In a note released Thursday, they stated, "If Trump wins, equities will likely see a short-term boost, while bond yields would trend higher."
This optimism is driven by expectations of "deregulation and lower taxes" that are anticipated to revitalize the market immediately following the election results.
However, the analysts warn of possible social unrest and legal disputes stemming from contested results. They note that previous market reactions after the 2016 and 2020 elections are only partial indicators of future performance.
Concerns regarding higher tariffs and larger fiscal deficits loom over U.S. Treasuries under a Trump administration. The analysts argue, "Markets aren't accurately pricing in Trump or Harris," suggesting that market responses may be more volatile than the policies enacted.
Alpine Macro adopts a "counter-consensus view," asserting that fears about significant tariffs and budget deficits under Trump could be overstated.
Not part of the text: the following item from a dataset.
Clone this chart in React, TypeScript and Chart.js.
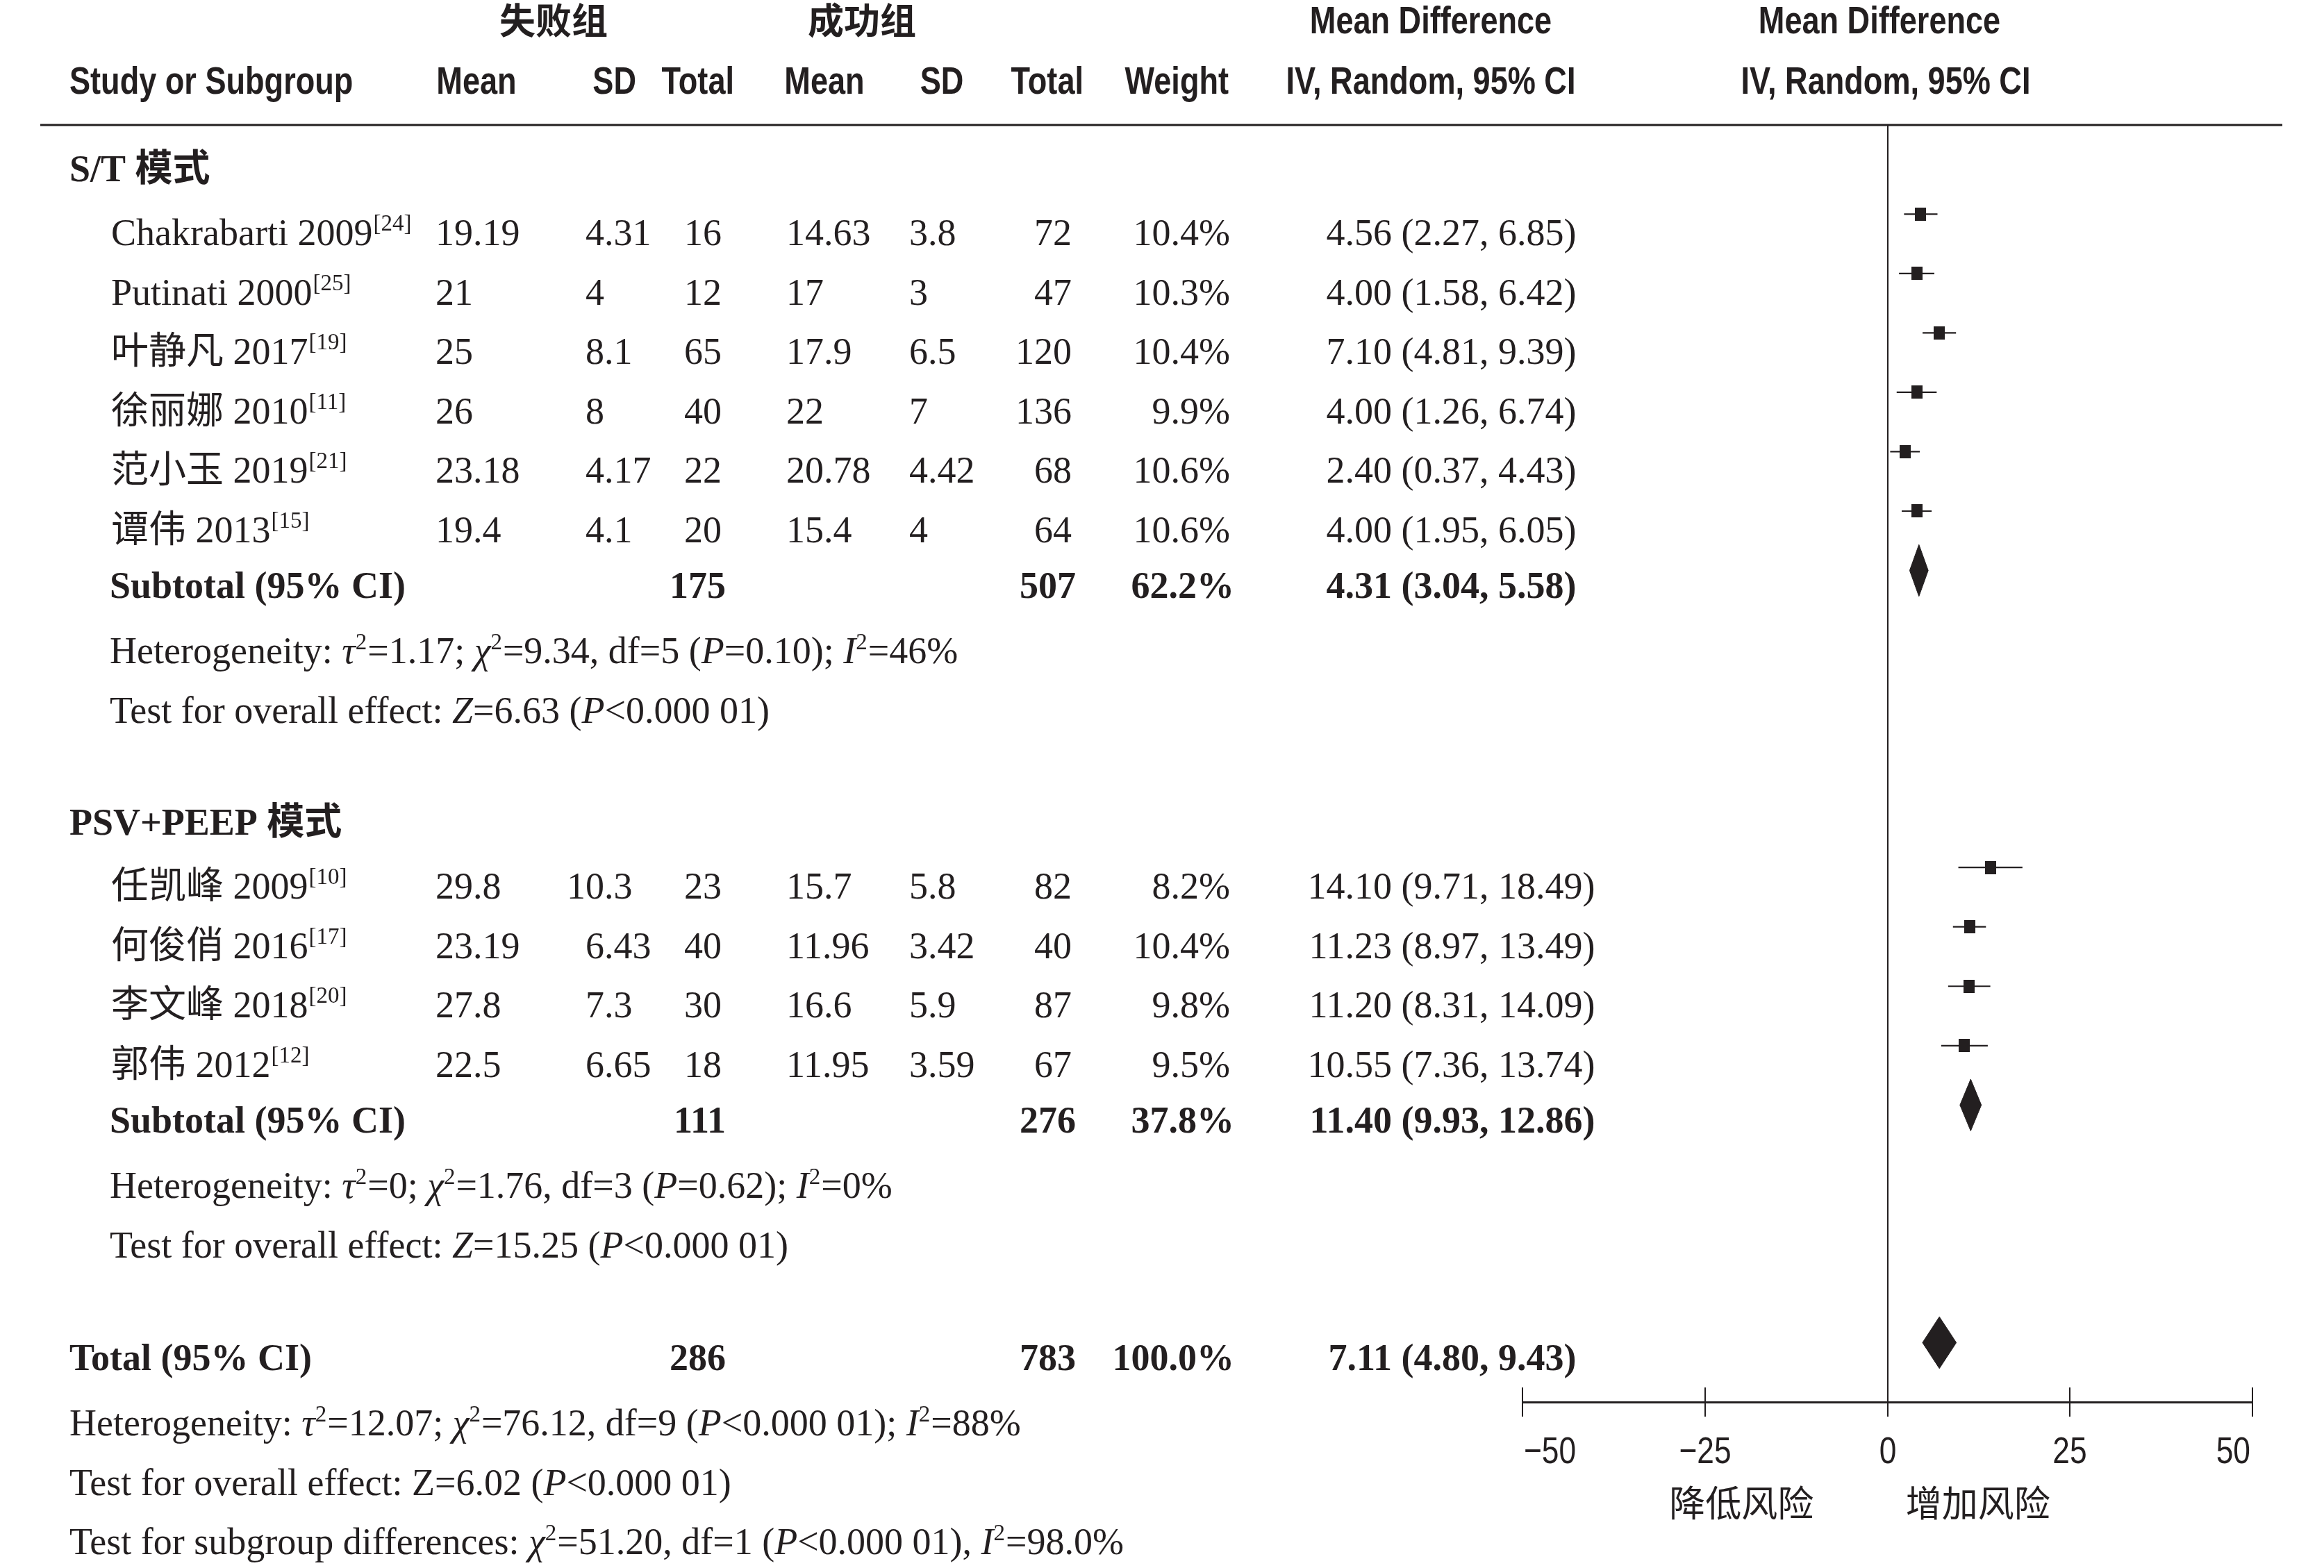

They suggest that Trump's actual tariff policies might be less severe than his rhetoric implies, stating, "His tariff rhetoric is likely far more dramatic than his policies."
This moderation could foster financial stability, as Trump seeks to avoid alienating voters before the key 2026 midterms.
Furthermore, the firm predicts that foreign equities may decline if Trump wins, mirroring the losses experienced by Mexican stocks in 2016.
Despite the likelihood of renewed trade tensions, the analysts believe these will be manageable for the U.S. economy. They conclude that true assessment of the new administration’s policy priorities will become clearer once the election results are confirmed, paving the way for potential market changes.